The Paris Vendetta
Review
The Paris Vendetta
Steve Berry is a remarkable storyteller. Each of his books are
more complex than the previous one, developed along multiple,
action-packed plotlines that are based on little-known though
fascinating historical mysteries and legends. Yet Berry keeps the
reader on a straight and narrow path, advancing each storyline just
a page or two at a time before switching elsewhere. He continues to
fulfill and exceed his own standards with each successive work,
particularly since the introduction of Cotton Malone in THE TEMPLAR
LEGACY.
Henrik Thorvaldsen, an enigmatic Danish industrialist of almost
unimaginable wealth --- and Malone’s closest friend --- is on
a mission of vengeance in Berry’s latest thriller, THE PARIS
VENDETTA. He has the means and opportunity to murder Graham Ashby,
the man who engineered the death of Thorvaldsen’s only son,
which indirectly brought Malone into Thorvaldsen’s life.
Ashby, a British aristocrat, is a member of a shadowy international
financial group known as the Paris Club. In order to maneuver
himself closer to Ashby, Thorvaldsen engineers an invitation to
join the club --- and at the same time recruits Malone to help him
carry out his revenge. But Malone barely interjects himself into
the mix when he is intercepted by Stephanie Nelle, his former
supervisor at the mysterious Magellan Billet.

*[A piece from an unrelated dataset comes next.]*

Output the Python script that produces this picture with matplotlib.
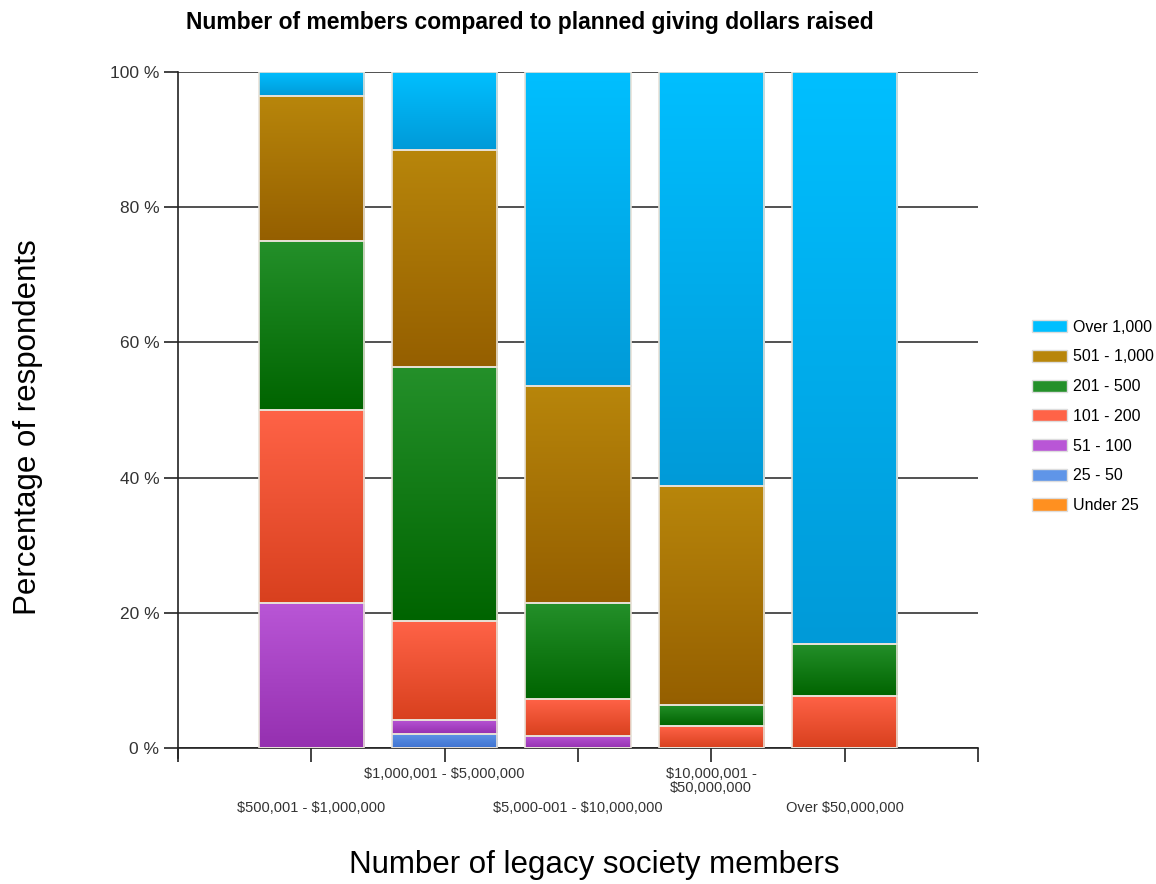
import numpy as np
import matplotlib.pyplot as plt
from matplotlib.colors import LinearSegmentedColormap
from matplotlib.patches import Patch

plt.rcParams['font.family'] = ['Liberation Sans', 'DejaVu Sans']
plt.rcParams['text.parse_math'] = False

categories = ['$500,001 - $1,000,000', '$1,000,001 - $5,000,000',
              '$5,000-001 - $10,000,000', '$10,000,001 -\n$50,000,000',
              'Over $50,000,000']
series = ['Under 25', '25 - 50', '51 - 100', '101 - 200', '201 - 500',
          '501 - 1,000', 'Over 1,000']

under_25 = [0, 0, 0, 0, 0]
r25_50 = [0, 2.1, 0, 0, 0]
r51_100 = [21.4, 2.1, 1.8, 0, 0]
r101_200 = [28.6, 14.6, 5.4, 3.2, 7.7]
r201_500 = [25.0, 37.5, 14.3, 3.2, 7.7]
r501_1000 = [21.4, 32.2, 32.1, 32.3, 0]
over_1000 = [3.6, 11.5, 46.4, 61.3, 84.6]

values = [under_25, r25_50, r51_100, r101_200, r201_500, r501_1000, over_1000]

# (top colour, bottom colour) for each series' vertical gradient
shades = [
    ('#ff9020', '#e06a00'),
    ('#5f95e8', '#3f72d0'),
    ('#b956d6', '#9530b0'),
    ('#ff6347', '#d8401e'),
    ('#24902a', '#006400'),
    ('#b8860b', '#955f00'),
    ('#00bfff', '#009ad8'),
]

fig = plt.figure(figsize=(11.56, 8.84), dpi=100)
ax = fig.add_axes([0.154, 0.1538, 0.692, 0.7648])

x = np.arange(1, len(categories) + 1)
width = 0.79
grad = np.linspace(0, 1, 256).reshape(-1, 1)

bottom = np.zeros(len(categories))
for vals, (top_c, bot_c) in zip(values, shades):
    vals = np.array(vals, dtype=float)
    cmap = LinearSegmentedColormap.from_list('seg', [top_c, bot_c])
    for xi, b, v in zip(x, bottom, vals):
        if v <= 0:
            continue
        ax.imshow(grad, cmap=cmap, aspect='auto', interpolation='bilinear',
                  extent=[xi - width / 2, xi + width / 2, b, b + v],
                  origin='upper', zorder=2)
    ax.bar(x, vals, width, bottom=bottom, facecolor='none',
           edgecolor='#e8e2d8', linewidth=1.2, zorder=3)
    bottom += vals

ax.set_xlim(0, 6)
ax.set_ylim(0, 100)

ax.set_yticks(np.arange(0, 101, 20))
ax.set_yticklabels([f'{v} %' for v in range(0, 101, 20)])
ax.yaxis.grid(True, color='#333333', linewidth=1.2, zorder=1)
ax.set_axisbelow(True)

ax.set_xticks(list(range(0, 7)))
ax.set_xticklabels([''] + categories + [''])
for i, tick in enumerate(ax.xaxis.get_major_ticks()):
    tick.set_pad(28 if i in (1, 3, 5) else 4)

ax.tick_params(axis='y', length=10, width=1.2, colors='#222222',
               labelsize=12.5, labelcolor='#333333')
ax.tick_params(axis='x', length=10, width=1.2, colors='#222222',
               labelsize=10.5, labelcolor='#333333')
for lab in ax.get_xticklabels():
    lab.set_linespacing(0.95)

for side in ('top', 'right'):
    ax.spines[side].set_visible(False)
for side in ('left', 'bottom'):
    ax.spines[side].set_color('#222222')
    ax.spines[side].set_linewidth(1.2)
ax.spines['left'].set_bounds(-1.5, 100)

fig.text(0.458, 0.975, 'Number of members compared to planned giving dollars raised',
         ha='center', va='center', fontsize=16.5, fontweight='bold')
fig.text(0.024, 0.517, 'Percentage of respondents', rotation=90,
         ha='center', va='center', fontsize=22.5)
fig.text(0.514, 0.021, 'Number of legacy society members',
         ha='center', va='center', fontsize=22.5)

handles = [Patch(facecolor=shades[i][0], edgecolor='#dddddd', label=series[i])
           for i in range(len(series) - 1, -1, -1)]
fig.legend(handles=handles, loc='center left', bbox_to_anchor=(0.893, 0.529),
           frameon=False, fontsize=11.5, handlelength=2.2, handleheight=0.8,
           labelspacing=0.92, handletextpad=0.35, borderaxespad=0.0,
           borderpad=0.0)

fig.savefig('out.png', dpi=100)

It appears that Ashby is working as a double agent for the
United States government. The members of the Paris Club are
formulating and executing an ingenious plot to target the global
economy, financed in part by a fortune hidden from view for
centuries: the treasure trove of Napoleon Bonaparte. Ashby is on
the trail of the treasure and believes he is on the verge of
discovering its location. Meanwhile, Nelle makes it clear to Malone
that he cannot permit Thorvaldsen to succeed in his quest. When
Thorvaldsen finds out that Malone’s actions have been
hamstringing his efforts, he feels utterly betrayed by his best
friend but redoubles his efforts to bring some rough and final
justice to Ashby.
Assisted at times by a young, renegade Secret Service agent
named Sam Collins, Thorvaldsen comes closer and closer to exacting
from Ashby the ultimate cost of his son’s death, even as
Malone attempts to balance loyalty to his dearest friend against
the greater good. As the stories play out from Denmark and London
to the better and lesser known landmarks of Paris, Malone will be
tested physically and emotionally to his limits as all involved
head to an unexpected climax.
Berry’s exhaustive research serves him well in THE PARIS
VENDETTA as it has in his other works, and his development of the
enigma known as Cotton Malone moves the series along incrementally
without impeding the furious pacing of the plot. Berry also
continues to develop his always formidable ability as an action
writer; there is one scene in particular that should carry a
warning label, especially if one has a fear of heights and a
tendency to forget to breathe. Given the ending of THE PARIS
VENDETTA, Berry’s next book will almost certainly take him in
new, though no less exciting, directions.